昔ながらのやり方が世界の糖尿病患者を救う?

クレイグとマークのコラムの紹介です。糖尿病問題に取り組む若者の話です。

http://www.timescolonist.com/life/global-voices-an-old-school-solution-for-diabetes-1.1492004

Rakhraが子どもの頃、糖尿病患者だった彼の祖父は階段でころげ落ちて腰を骨折し、数ヶ月間痛みに苦しみ衰弱して亡くなりました。成人したRakhraは糖尿病で父親を失ったカンボジアの少女のことを聞きながら、祖父を思い出していました。教師を目指していたこの少女は、孤児となり学校に通うのも困難になってしまったのです。カナダとカンボジア、二つの全く違う国で暮らす彼らの人生に、糖尿病は大きい影響を与えたのです。

貧困地域で流行る病気を考えろといわれて、エイズやマラリア、結核(そして今はエボラという人も多いでしょう)と答える人がいても、糖尿病と答える人はあまりいないでしょう。でも、今の糖尿病患者の五人中四人は、開発途上国に住んでいます。(国際闘病病連合より)

カナダは糖尿病患者に必要な医療が受けやすい国ですが、開発途上国では大多数の人が血糖値測定器を買えるお金がありません。その為、糖尿病であっても多くの人が適切な医療を受けられず、失明や心臓病、腎不全などの深刻な合併症を発症しています。毎年300万人~400万人の命が糖尿病で失われています。

世界がエイズやエボラに集中する中、Rakhraと四人のヨーク大学シューリック・ビジネススクールに在籍するカナダ人社会起業家たちは、ビジネス的な観点から糖尿病問題に取り組み、学部生としては初めて、Hult賞のファイナリストになりました。彼らをファイナリストにしたアイディア、それは何十年も前の技術を使い糖尿病の問題に取り組むというモノでした。

この賞では、ビジネスを学ぶ世界中の学生を対象に、企業が国際問題解決のためにできる事は何かというアイディアを募集しています。今年のテーマは、「生活習慣病を抱える都市部のスラム街の住民のためにできる事」でした。Rakhraと四人のチームメートには全員糖尿病を抱える家族がいた為、糖尿病が彼らのテーマになるのはある意味当然の成り行きでした。

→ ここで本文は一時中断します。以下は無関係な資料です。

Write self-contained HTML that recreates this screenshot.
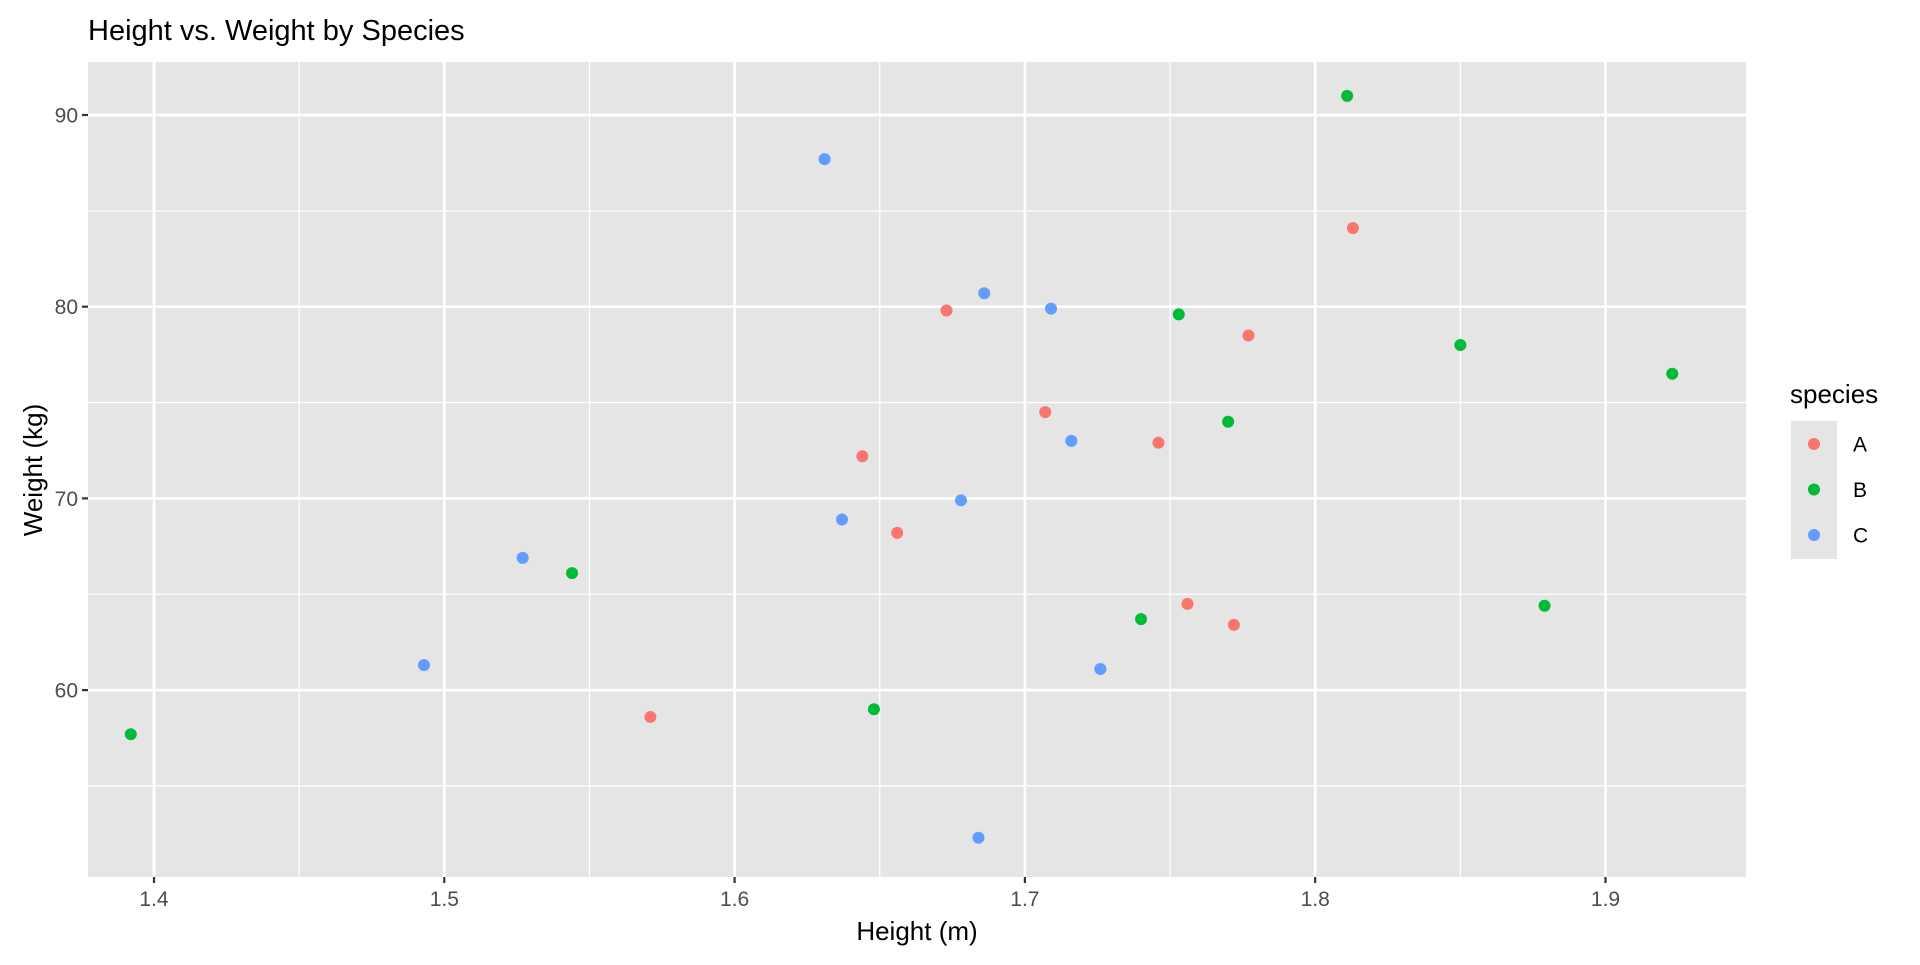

今年始め、彼らはインド農村部とムンバイのスラム街に行き、現地の糖尿病患者が直面している問題を調べました。その結果、経過観察が大きな課題である事が分かりました。

糖尿病患者は、その日の血糖値によって、薬の種類や食事の内容を決める為、血糖値を測る事は日常生活において不可欠です。インスリン錠剤などの薬はインドの医療制度の下で提供されますが、国からの保障が無い血糖値測定器の費用は、インドの貧困層の平均月収の七割分に相当します。測定器が購入できない患者は、日々適切な対応を取るのが困難になり、最悪の結果を迎えてしまう可能性が高くなります。

大きな課題に直面したRakhraたちは、測定器が発明される前の時代には、化学的に処理された紙に尿を付けて血糖値を測っていたという事を突き止めます。(妊娠テストと似ていますね) 紙の色は血糖値の度合いによって変化します。このやり方は測定器程の正確な値は出せませんが、低価格で糖尿病患者に必要な測定ができます。これは開発途上国の地域にとっては理想的なやり方といえます。

再びインドに渡ったRakhraたちは、彼らが考えついたやり方を現地で試しました。現地の糖尿病患者たちは、処理された紙を使えば血糖値を低コストで測る事ができるという手軽さに感激していたといいます。「この方法を教えた時、現地の人がほっとした表情していました」とRakhraと共に活動するKhambatiはいいます。

このビジネスモデルは、化学的に処理された紙を月間月2ドルで購入すれば実施可能です。携帯を持つ患者は、携帯を通じて血糖値を医者や専門家に送信し、必要なアドバイスをすぐに受けられれば、糖尿病と日々上手く向き合う事ができます。Khambatiは、このようなビジネスは、政府が医療にお金きちん使っておらず国際機関からの支援が不充分な地域で大きな需要を生み出せるといいます。既存の組織が対応できない問題に挑む素晴らしい社会起業家がまた生まれました!

Rakhraたちは、賞金100万ドルを手にすることはできませんでしたが、投資家から事業を支援したいとの申し出が何件か来ているそうです。糖尿病で大切な人を失う事がない世界の実現を目指して、五人の若者は歩み続けています。